Exercise aim: Retype the whole listing, please, keeping every line exact and dropping the pictures.

Recorded data:
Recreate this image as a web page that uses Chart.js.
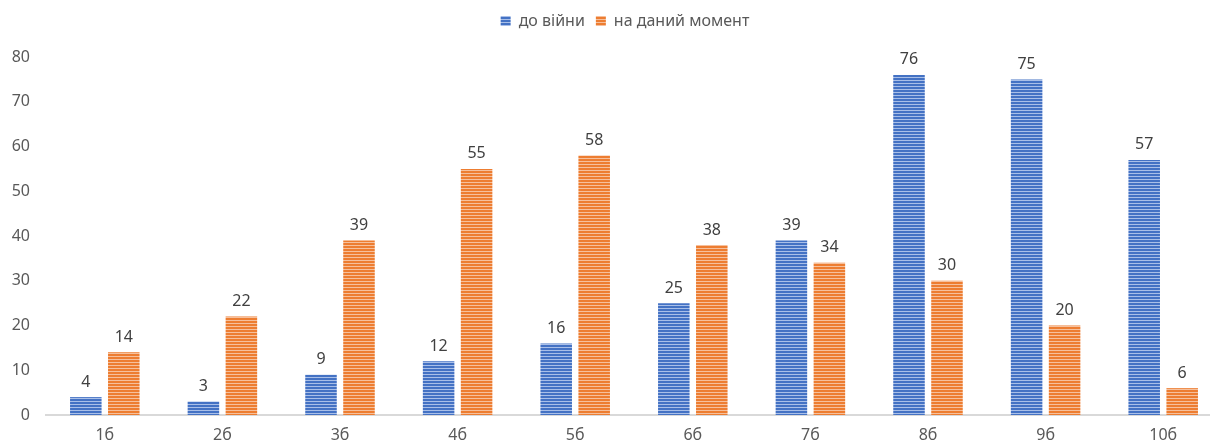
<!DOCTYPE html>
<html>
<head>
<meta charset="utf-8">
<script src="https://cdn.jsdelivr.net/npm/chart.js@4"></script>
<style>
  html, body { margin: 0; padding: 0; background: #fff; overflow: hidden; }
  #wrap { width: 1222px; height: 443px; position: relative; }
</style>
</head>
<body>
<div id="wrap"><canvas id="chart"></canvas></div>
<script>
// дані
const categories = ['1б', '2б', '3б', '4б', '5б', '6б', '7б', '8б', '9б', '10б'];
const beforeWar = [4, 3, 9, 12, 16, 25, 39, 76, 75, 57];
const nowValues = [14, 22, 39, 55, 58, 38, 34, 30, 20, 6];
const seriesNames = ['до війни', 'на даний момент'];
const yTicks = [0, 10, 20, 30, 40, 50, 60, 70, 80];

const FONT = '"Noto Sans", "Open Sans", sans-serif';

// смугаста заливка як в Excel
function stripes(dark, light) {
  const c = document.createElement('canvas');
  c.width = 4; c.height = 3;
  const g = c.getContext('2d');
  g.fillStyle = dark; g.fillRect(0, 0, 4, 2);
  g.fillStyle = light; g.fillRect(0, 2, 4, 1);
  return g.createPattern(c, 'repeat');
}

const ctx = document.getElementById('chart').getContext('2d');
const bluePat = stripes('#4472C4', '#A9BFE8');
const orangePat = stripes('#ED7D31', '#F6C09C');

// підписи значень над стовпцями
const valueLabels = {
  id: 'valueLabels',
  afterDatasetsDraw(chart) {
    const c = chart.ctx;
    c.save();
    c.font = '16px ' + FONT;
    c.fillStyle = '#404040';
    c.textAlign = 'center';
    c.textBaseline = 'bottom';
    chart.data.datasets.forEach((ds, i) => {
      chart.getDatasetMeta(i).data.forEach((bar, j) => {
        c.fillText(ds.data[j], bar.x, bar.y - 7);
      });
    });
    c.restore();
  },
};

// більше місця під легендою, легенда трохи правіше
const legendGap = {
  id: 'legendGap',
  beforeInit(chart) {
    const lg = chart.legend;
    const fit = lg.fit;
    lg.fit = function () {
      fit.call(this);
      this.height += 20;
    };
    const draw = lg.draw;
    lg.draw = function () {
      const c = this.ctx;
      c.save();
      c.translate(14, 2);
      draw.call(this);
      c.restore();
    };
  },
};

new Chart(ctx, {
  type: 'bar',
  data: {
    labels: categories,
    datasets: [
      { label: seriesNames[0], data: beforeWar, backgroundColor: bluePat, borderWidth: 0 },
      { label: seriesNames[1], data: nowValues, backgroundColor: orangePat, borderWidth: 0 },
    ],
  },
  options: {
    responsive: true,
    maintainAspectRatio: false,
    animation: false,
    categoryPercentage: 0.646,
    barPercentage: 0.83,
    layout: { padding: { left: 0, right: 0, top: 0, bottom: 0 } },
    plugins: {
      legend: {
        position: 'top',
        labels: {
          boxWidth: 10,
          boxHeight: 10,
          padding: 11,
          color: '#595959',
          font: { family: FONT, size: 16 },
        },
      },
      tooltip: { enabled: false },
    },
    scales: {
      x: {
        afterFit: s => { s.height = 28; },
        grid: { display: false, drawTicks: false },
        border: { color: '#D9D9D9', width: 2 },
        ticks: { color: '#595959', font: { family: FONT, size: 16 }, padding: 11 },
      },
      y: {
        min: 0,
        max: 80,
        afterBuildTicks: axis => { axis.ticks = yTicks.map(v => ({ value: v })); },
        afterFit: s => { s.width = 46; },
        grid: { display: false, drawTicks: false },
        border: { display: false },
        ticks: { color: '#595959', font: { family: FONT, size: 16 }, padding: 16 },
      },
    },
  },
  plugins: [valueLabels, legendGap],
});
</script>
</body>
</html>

Solved problem:
Recreate this image as a web page that uses Chart.js.
<!DOCTYPE html>
<html>
<head>
<meta charset="utf-8">
<script src="https://cdn.jsdelivr.net/npm/chart.js@4"></script>
<style>
  html, body { margin: 0; padding: 0; background: #fff; overflow: hidden; }
  #wrap { width: 1222px; height: 443px; position: relative; }
</style>
</head>
<body>
<div id="wrap"><canvas id="chart"></canvas></div>
<script>
// дані
const categories = ['1б', '2б', '3б', '4б', '5б', '6б', '7б', '8б', '9б', '10б'];
const beforeWar = [4, 3, 9, 12, 16, 25, 39, 76, 75, 57];
const nowValues = [14, 22, 39, 55, 58, 38, 34, 30, 20, 6];
const seriesNames = ['до війни', 'на даний момент'];
const yTicks = [0, 10, 20, 30, 40, 50, 60, 70, 80];

const FONT = '"Noto Sans", "Open Sans", sans-serif';

// смугаста заливка як в Excel
function stripes(dark, light) {
  const c = document.createElement('canvas');
  c.width = 4; c.height = 3;
  const g = c.getContext('2d');
  g.fillStyle = dark; g.fillRect(0, 0, 4, 2);
  g.fillStyle = light; g.fillRect(0, 2, 4, 1);
  return g.createPattern(c, 'repeat');
}

const ctx = document.getElementById('chart').getContext('2d');
const bluePat = stripes('#4472C4', '#A9BFE8');
const orangePat = stripes('#ED7D31', '#F6C09C');

// підписи значень над стовпцями
const valueLabels = {
  id: 'valueLabels',
  afterDatasetsDraw(chart) {
    const c = chart.ctx;
    c.save();
    c.font = '16px ' + FONT;
    c.fillStyle = '#404040';
    c.textAlign = 'center';
    c.textBaseline = 'bottom';
    chart.data.datasets.forEach((ds, i) => {
      chart.getDatasetMeta(i).data.forEach((bar, j) => {
        c.fillText(ds.data[j], bar.x, bar.y - 7);
      });
    });
    c.restore();
  },
};

// більше місця під легендою, легенда трохи правіше
const legendGap = {
  id: 'legendGap',
  beforeInit(chart) {
    const lg = chart.legend;
    const fit = lg.fit;
    lg.fit = function () {
      fit.call(this);
      this.height += 20;
    };
    const draw = lg.draw;
    lg.draw = function () {
      const c = this.ctx;
      c.save();
      c.translate(14, 2);
      draw.call(this);
      c.restore();
    };
  },
};

new Chart(ctx, {
  type: 'bar',
  data: {
    labels: categories,
    datasets: [
      { label: seriesNames[0], data: beforeWar, backgroundColor: bluePat, borderWidth: 0 },
      { label: seriesNames[1], data: nowValues, backgroundColor: orangePat, borderWidth: 0 },
    ],
  },
  options: {
    responsive: true,
    maintainAspectRatio: false,
    animation: false,
    categoryPercentage: 0.646,
    barPercentage: 0.83,
    layout: { padding: { left: 0, right: 0, top: 0, bottom: 0 } },
    plugins: {
      legend: {
        position: 'top',
        labels: {
          boxWidth: 10,
          boxHeight: 10,
          padding: 11,
          color: '#595959',
          font: { family: FONT, size: 16 },
        },
      },
      tooltip: { enabled: false },
    },
    scales: {
      x: {
        afterFit: s => { s.height = 28; },
        grid: { display: false, drawTicks: false },
        border: { color: '#D9D9D9', width: 2 },
        ticks: { color: '#595959', font: { family: FONT, size: 16 }, padding: 11 },
      },
      y: {
        min: 0,
        max: 80,
        afterBuildTicks: axis => { axis.ticks = yTicks.map(v => ({ value: v })); },
        afterFit: s => { s.width = 46; },
        grid: { display: false, drawTicks: false },
        border: { display: false },
        ticks: { color: '#595959', font: { family: FONT, size: 16 }, padding: 16 },
      },
    },
  },
  plugins: [valueLabels, legendGap],
});
</script>
</body>
</html>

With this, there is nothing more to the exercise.